Logo aos 12 minutos, o time da casa abriu o placar. De acordo com as regras, faltava apenas um gol para o time levar a decisão às penalidades, já que na época não existia o gol qualificado. A partida foi um martírio para a torcida gremista que, de longe, via o time resistir bravamente. Eis que aos 40 minutos do segundo tempo, Alexandre Xoxó invadiu a área adversária e sofreu pênalti. Dinho ficou incumbido da cobrança e com um chute forte, no alto e no meio, colocou um fim na angustia dos torcedores. “Naquele momento em que você corre até a bola, olha em volta e ouve a torcida, dá um nervosismo. Mas eu fiquei tranquilo, era o cobrador oficial. Bati como sempre e fiz o gol. Foi uma emoção muito grande” conta o ex-jogador de origem pobre, que escreveu seu nome em um dos capítulos mais gloriosos da história do Grêmio.

Ao final do jogo, o canto arrepiante dos 150 gremistas presentes no estádio era o único que se ouvia. 
    

OS LOUROS E A UNIÃO


Após desembarcar em Porto Alegre, os jogadores percorreram o caminho do aeroporto até o estádio Olímpico em um caminhão de bombeiros, desfilando com a Taça Libertadores da América, acompanhados de perto por um mar tricolor, que reunia entre 300 e 500 mil gremistas. Alguns jogadores chegaram a brincar que já estava na hora do Grêmio comprar um caminhão próprio, já que cada ano era feita uma nova carreata de título.

Preconceituosamente, muitas pessoas costumavam rotular o Grêmio de 95 como um time que só sabia bater e que só sabia fazer gols de cabeça. De fato, o Grêmio aproveitava muito bem o faro de gol e os cabeceios certeiros de Jardel. Contudo, a equipe montada por Felipão era muito mais que “esforçada”, como Zagallo, então técnico da Seleção, equivocadamente, chegou a dizer. Basta apenas assistir alguns lances. O Grêmio da época jogava com raça, vontade e técnica. Tinha, além do sangue nos olhos, muita qualidade, embora não fosse brilhante, como muito preferiam. Portanto, ganhava seus jogos com méritos e não apenas na “porrada”.
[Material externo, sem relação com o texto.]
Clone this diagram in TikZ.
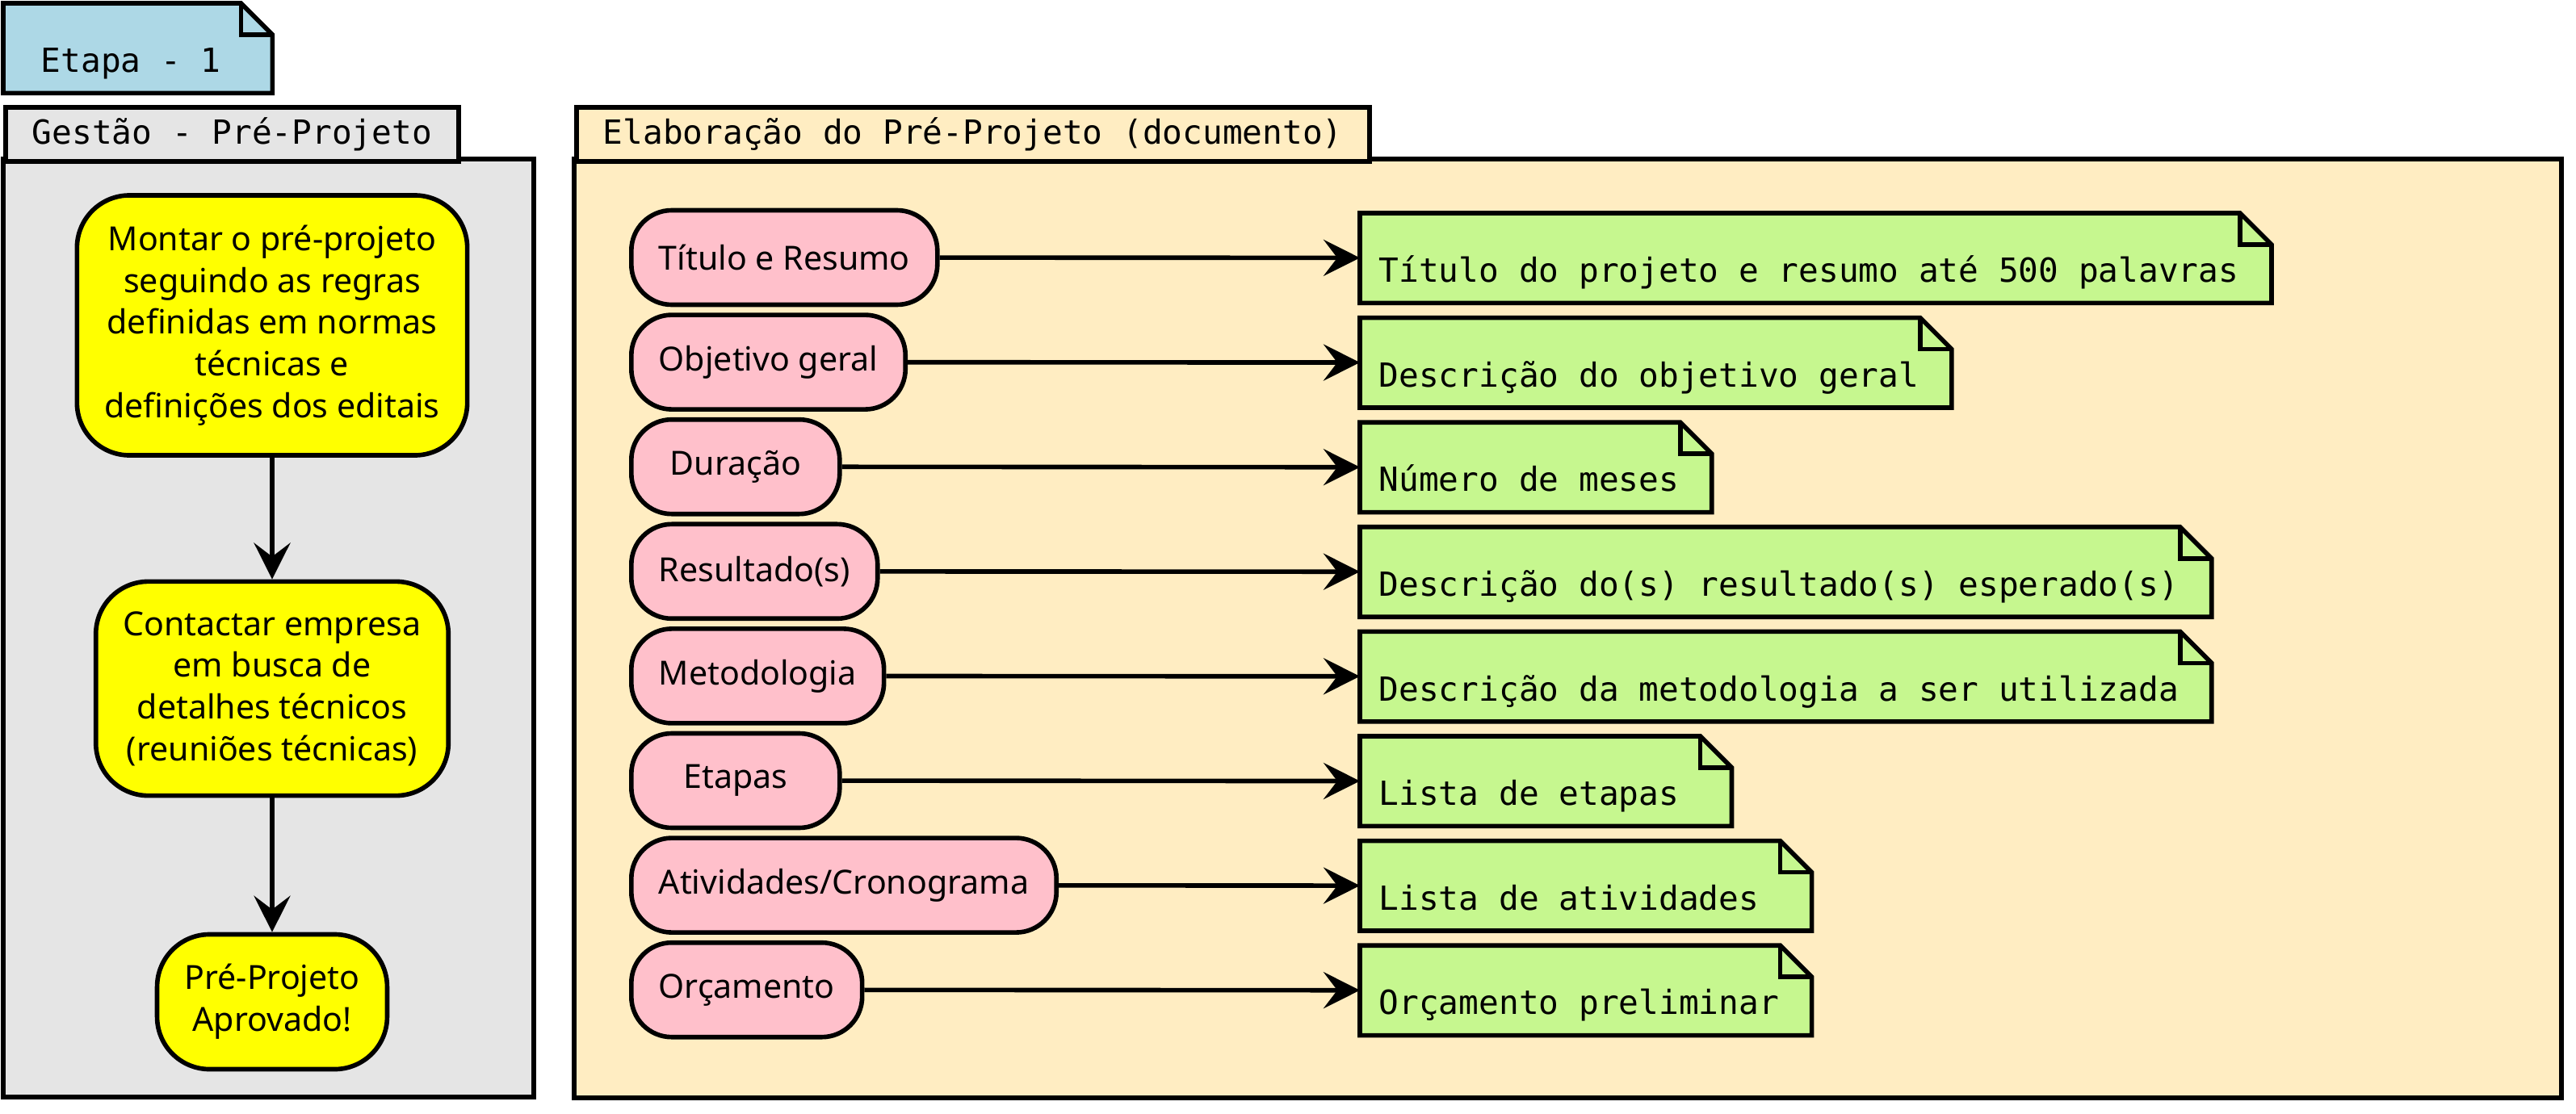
\documentclass[tikz,border=0pt]{standalone}
\usepackage{fontspec}
\setmainfont{Noto Sans}
\setmonofont{DejaVu Sans Mono}
\usepackage{tikz}
\usetikzlibrary{arrows.meta,backgrounds}

\definecolor{azul}{RGB}{173,216,230}
\definecolor{cinza}{RGB}{229,229,229}
\definecolor{creme}{RGB}{255,237,194}
\definecolor{rosa}{RGB}{255,192,203}
\definecolor{amarelo}{RGB}{255,255,0}
\definecolor{verde}{RGB}{198,247,143}

\tikzset{
  borda/.style={draw=black, line width=1.6pt},
  aba/.style={borda, anchor=north west, inner xsep=0.33cm, inner ysep=0pt, text height=0.46cm, text depth=0.21cm, font=\fontsize{11.7pt}{14pt}\ttfamily},
  nota/.style={anchor=north west, inner xsep=0.23cm, inner ysep=0pt, text height=0.85cm, text depth=0.25cm, font=\fontsize{11.7pt}{14pt}\ttfamily, execute at end node={\hspace{0.17cm}}},
  pilula/.style={borda, fill=rosa, rounded corners=0.5cm, anchor=west, minimum height=1.17cm, minimum width=2.58cm, inner xsep=0.34cm, font=\fontsize{11.7pt}{14pt}\selectfont},
  caixa/.style={borda, fill=amarelo, rounded corners=0.65cm, align=center, inner xsep=0.34cm, inner ysep=0.37cm, font=\fontsize{11.7pt}{14.7pt}\selectfont},
  seta/.style={line width=1.6pt, -{Stealth[length=0.45cm, width=0.45cm, inset=0.17cm]}},
  dobra/.style={borda, line join=miter}
}

\begin{document}
\begin{tikzpicture}

\useasboundingbox (0,0) rectangle (31.9,-13.8);

\node[nota, minimum width=3.32cm] (et) at (0.04,-0.04) {Etapa - 1};

\node[aba, fill=cinza] (t1) at (0.04,-1.30) {Gestão - Pré-Projeto};
\node[aba, fill=creme] (t2) at (7.11,-1.30) {Elaboração do Pré-Projeto (documento)};

\node[caixa] (y1) at (3.37,-4.03) {Montar o pré-projeto\\seguindo as regras\\definidas em normas\\técnicas e\\definições dos editais};
\node[caixa] (y2) at (3.37,-8.53) {Contactar empresa\\em busca de\\detalhes técnicos\\(reuniões técnicas)};
\node[caixa] (y3) at (3.37,-12.41) {Pré-Projeto\\Aprovado!};

\draw[seta] (y1) -- (y2);
\draw[seta] (y2) -- (y3);

\node[pilula] (a1) at (7.79,-3.19) {Título e Resumo};
\node[pilula] (a2) at (7.79,-4.486) {Objetivo geral};
\node[pilula] (a3) at (7.79,-5.782) {Duração};
\node[pilula] (a4) at (7.79,-7.078) {Resultado(s)};
\node[pilula] (a5) at (7.79,-8.374) {Metodologia};
\node[pilula] (a6) at (7.79,-9.67) {Etapas};
\node[pilula] (a7) at (7.79,-10.966) {Atividades/Cronograma};
\node[pilula] (a8) at (7.79,-12.262) {Orçamento};

\node[nota] (b1) at (16.84,-2.64) {Título do projeto e resumo até 500 palavras};
\node[nota] (b2) at (16.84,-3.936) {Descrição do objetivo geral};
\node[nota] (b3) at (16.84,-5.232) {Número de meses};
\node[nota] (b4) at (16.84,-6.528) {Descrição do(s) resultado(s) esperado(s)};
\node[nota] (b5) at (16.84,-7.824) {Descrição da metodologia a ser utilizada};
\node[nota] (b6) at (16.84,-9.12) {Lista de etapas\hphantom{s}};
\node[nota] (b7) at (16.84,-10.416) {Lista de atividades\hphantom{s}};
\node[nota] (b8) at (16.84,-11.712) {Orçamento preliminar};

\draw[seta] (a1) -- (b1);
\draw[seta] (a2) -- (b2);
\draw[seta] (a3) -- (b3);
\draw[seta] (a4) -- (b4);
\draw[seta] (a5) -- (b5);
\draw[seta] (a6) -- (b6);
\draw[seta] (a7) -- (b7);
\draw[seta] (a8) -- (b8);

\begin{scope}[on background layer]
\draw[borda, fill=cinza] (0.04,-1.97) rectangle (6.61,-13.59);
\draw[borda, fill=creme] (7.11,-1.97) rectangle (31.72,-13.60);
\foreach \n/\c in {et/azul, b1/verde, b2/verde, b3/verde, b4/verde, b5/verde, b6/verde, b7/verde, b8/verde} {
  \draw[dobra, fill=\c] (\n.north west) -- ([xshift=-0.39cm]\n.north east) -- ([yshift=-0.39cm]\n.north east) -- (\n.south east) -- (\n.south west) -- cycle;
  \draw[dobra] ([xshift=-0.39cm]\n.north east) |- ([yshift=-0.39cm]\n.north east);
}
\end{scope}

\end{tikzpicture}
\end{document}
Quando se pergunta qual o diferencial do Grêmio na época, entre os jogadores, a união é a resposta unânime. Seja em campo, com um entrosamento incrível, ou fora dele, em churrascos, festas e diversas noitadas. E com tanta parceria, não faltam histórias curiosas, como relembra Dinho: “no primeiro jogo da final, após o termino, ficamos no exame antidoping. Logo depois fomos para uma boate, com o grande goleiro e amigo Higuita (então adversário) e com outro jogador deles que não me recordo”.

Ainda hoje, o grupo cultiva a amizade dos tempos de jogadores. “A maioria está aqui no sul, então sempre que possível nos encontramos” conta.
     

O CANGACEIRO


Apelidado carinhosamente de “Cangaceiro do Pampas” – pelas suas chegadas duras, às vezes violentas, nos adversários – Dinho conquistou uma legião de fãs e é considerado um dos melhores jogadores que já vestiram o manto tricolor.

Assim como o Grêmio na época, Dinho era comumente rotulado como um jogador que só sabia bater. Mas, o ex-atleta afirma que não se incomodava com os comentários desse tipo. “Quem entende de futebol e me viu jogar sabe que tenho outras qualidades, mas torcedor sempre tem razão”. Ele tinha qualidade de passe, saia e lançava bem a bola, cobrava escanteio, batia no gol, enfim, era completo.

Entre os seus principais títulos estão a Libertadores (95), Recopa Sul-Americana (96), Brasileirão (96) e a Copa do Brasil (97), questionado sobre o momento mais marcante da sua carreira, ele não vacila: “o gol do título na final da Libertadores”.

Atualmente vereador em Porto Alegre, Dinho já experimentou a vida de técnico de futebol, no Luverdense, e afirma ter um grande sonho: treinar a equipe do Grêmio. Enquanto esse dia não chega, o ex-jogador deixa um recado para a torcida e faz um convite muito especial:

“Sou eternamente agradecido ao torcedor do Grêmio. Até hoje vou a lugares e sempre tenho o carinho deles. Tudo que tenho devo ao Grêmio. Vou participar dia 19 de setembro, na Arena, às 11h, de um jogo com os jogadores que ganharam o Bi da Libertadores. A entrada vai ser 3kg de alimento ou R$ 5,00. Gostaria de lotar o estádio neste dia. Os jogadores merecem esta comemoração e a torcida também.”

A programação de comemoração do Bicampeonato da América inicia-se neste domingo (30), antes da partida contra o Coritiba, com uma volta olímpica dos jogadores que participaram da conquista. Após a partida, os mesmo estarão na Grêmio Mania realizando uma sessão de autógrafos. As ações alusivas à conquista irão culminar com a partida do dia 19, organizada pelo Dinho, com o apoio do clube.